PROBLEM STATEMENT — Find the string "this" in the data, then copy every line where it is found.

+---+

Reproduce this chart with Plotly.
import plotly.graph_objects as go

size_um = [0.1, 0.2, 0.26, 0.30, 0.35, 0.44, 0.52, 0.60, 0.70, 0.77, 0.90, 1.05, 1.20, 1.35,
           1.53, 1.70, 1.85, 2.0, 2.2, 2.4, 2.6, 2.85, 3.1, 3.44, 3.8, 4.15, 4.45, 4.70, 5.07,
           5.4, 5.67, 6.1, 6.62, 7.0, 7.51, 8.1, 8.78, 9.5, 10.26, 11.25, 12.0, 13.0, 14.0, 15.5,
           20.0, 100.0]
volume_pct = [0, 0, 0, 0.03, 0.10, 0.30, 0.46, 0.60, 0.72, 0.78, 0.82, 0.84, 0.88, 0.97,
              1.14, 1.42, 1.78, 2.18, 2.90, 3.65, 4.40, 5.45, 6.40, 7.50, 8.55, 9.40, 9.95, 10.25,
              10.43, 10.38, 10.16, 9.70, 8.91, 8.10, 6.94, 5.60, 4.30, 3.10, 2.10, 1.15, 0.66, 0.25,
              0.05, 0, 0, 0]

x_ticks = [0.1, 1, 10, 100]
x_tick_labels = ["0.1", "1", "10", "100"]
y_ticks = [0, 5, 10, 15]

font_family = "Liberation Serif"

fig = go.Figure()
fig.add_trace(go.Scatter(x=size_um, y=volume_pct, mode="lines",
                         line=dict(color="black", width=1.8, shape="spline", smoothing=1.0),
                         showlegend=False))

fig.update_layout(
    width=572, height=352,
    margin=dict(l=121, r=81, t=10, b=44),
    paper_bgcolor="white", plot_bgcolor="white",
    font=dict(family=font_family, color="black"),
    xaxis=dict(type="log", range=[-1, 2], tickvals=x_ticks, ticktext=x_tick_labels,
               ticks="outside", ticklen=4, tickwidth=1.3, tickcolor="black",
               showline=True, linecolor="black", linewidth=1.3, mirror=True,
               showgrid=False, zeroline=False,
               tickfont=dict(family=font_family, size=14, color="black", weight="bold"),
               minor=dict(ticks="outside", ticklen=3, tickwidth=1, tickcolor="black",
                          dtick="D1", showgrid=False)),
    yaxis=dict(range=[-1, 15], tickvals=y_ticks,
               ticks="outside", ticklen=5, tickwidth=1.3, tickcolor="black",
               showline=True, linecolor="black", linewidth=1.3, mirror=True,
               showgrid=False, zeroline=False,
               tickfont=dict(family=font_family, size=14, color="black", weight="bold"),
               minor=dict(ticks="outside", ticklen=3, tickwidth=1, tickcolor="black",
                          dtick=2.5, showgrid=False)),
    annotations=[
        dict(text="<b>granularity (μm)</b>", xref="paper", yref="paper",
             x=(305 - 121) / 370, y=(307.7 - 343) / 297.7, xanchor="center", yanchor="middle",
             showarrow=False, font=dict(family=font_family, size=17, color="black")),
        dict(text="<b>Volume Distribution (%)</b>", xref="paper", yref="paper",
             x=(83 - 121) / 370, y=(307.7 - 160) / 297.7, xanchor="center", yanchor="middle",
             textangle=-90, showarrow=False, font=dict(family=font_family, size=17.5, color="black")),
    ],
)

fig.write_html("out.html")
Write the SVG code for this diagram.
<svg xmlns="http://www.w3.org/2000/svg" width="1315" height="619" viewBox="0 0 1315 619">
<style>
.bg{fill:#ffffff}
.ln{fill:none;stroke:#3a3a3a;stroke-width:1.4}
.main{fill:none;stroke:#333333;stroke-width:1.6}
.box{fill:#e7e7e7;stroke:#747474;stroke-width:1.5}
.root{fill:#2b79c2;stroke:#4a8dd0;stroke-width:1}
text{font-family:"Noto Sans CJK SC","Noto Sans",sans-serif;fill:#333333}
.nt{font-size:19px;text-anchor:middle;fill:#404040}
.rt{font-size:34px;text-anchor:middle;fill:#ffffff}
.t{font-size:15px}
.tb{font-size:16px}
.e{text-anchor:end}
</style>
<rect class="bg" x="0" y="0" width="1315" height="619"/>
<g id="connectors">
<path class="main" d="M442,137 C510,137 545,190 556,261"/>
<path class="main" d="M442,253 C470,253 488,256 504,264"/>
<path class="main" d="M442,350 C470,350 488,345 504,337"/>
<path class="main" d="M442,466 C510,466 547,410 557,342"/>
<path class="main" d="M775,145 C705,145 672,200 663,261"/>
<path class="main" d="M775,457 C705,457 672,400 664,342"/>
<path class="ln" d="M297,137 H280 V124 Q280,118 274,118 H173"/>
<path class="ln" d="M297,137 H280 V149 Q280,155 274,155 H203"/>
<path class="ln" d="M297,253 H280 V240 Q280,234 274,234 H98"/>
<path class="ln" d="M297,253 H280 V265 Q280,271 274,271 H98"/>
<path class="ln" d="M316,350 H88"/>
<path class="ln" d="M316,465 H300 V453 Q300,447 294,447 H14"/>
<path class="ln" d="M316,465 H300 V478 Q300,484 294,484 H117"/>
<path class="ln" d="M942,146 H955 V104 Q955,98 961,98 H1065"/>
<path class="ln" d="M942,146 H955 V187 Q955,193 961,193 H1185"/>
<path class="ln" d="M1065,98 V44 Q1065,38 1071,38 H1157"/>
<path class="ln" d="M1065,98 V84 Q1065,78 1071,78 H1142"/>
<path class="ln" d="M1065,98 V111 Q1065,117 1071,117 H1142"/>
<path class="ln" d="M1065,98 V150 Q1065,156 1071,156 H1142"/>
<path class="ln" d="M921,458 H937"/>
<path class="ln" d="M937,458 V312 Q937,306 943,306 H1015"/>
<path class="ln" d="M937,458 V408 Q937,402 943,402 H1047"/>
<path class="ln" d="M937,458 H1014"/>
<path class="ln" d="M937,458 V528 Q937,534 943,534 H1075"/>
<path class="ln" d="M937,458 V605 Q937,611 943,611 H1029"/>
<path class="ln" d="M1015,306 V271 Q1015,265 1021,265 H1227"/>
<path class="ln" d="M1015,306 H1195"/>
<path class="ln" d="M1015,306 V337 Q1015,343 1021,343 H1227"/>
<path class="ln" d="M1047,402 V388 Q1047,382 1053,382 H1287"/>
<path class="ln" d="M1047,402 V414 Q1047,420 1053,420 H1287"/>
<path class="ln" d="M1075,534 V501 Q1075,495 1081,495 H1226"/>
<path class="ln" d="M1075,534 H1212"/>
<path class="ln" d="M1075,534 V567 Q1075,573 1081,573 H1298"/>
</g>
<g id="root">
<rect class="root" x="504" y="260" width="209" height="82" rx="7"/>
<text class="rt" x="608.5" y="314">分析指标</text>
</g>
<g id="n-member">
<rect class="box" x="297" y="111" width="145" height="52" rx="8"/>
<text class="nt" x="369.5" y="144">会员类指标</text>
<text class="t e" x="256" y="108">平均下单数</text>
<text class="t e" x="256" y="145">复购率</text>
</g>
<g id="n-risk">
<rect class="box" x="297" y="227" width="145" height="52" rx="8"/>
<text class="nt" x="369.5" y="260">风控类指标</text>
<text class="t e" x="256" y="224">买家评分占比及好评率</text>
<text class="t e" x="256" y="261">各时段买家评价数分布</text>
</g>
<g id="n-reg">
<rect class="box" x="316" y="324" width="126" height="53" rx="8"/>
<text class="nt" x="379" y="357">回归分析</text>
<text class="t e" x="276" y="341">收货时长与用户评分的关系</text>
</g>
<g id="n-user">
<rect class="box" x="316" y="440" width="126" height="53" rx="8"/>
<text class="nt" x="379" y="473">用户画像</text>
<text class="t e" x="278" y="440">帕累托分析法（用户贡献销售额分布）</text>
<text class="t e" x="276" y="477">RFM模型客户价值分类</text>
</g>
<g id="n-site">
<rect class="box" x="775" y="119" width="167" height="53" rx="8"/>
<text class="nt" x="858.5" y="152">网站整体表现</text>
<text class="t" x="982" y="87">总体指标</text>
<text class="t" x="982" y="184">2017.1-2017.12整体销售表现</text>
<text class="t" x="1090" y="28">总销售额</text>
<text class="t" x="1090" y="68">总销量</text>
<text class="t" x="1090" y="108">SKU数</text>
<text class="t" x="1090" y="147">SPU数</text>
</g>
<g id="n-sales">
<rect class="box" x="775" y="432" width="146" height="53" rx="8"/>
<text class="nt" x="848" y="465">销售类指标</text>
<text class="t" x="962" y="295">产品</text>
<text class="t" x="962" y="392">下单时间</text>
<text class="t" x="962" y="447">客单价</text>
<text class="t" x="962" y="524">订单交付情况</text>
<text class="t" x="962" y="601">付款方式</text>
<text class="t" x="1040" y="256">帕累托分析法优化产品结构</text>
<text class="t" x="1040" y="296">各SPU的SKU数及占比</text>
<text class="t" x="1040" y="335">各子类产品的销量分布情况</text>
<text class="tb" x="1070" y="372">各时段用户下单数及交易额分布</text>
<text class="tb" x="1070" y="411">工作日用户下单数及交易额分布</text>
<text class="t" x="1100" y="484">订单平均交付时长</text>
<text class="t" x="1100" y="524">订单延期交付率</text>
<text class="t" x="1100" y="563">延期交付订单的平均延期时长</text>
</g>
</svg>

+---+

COMPLETE ANSWER —
Reproduce this chart with Plotly.
Write the SVG code for this diagram.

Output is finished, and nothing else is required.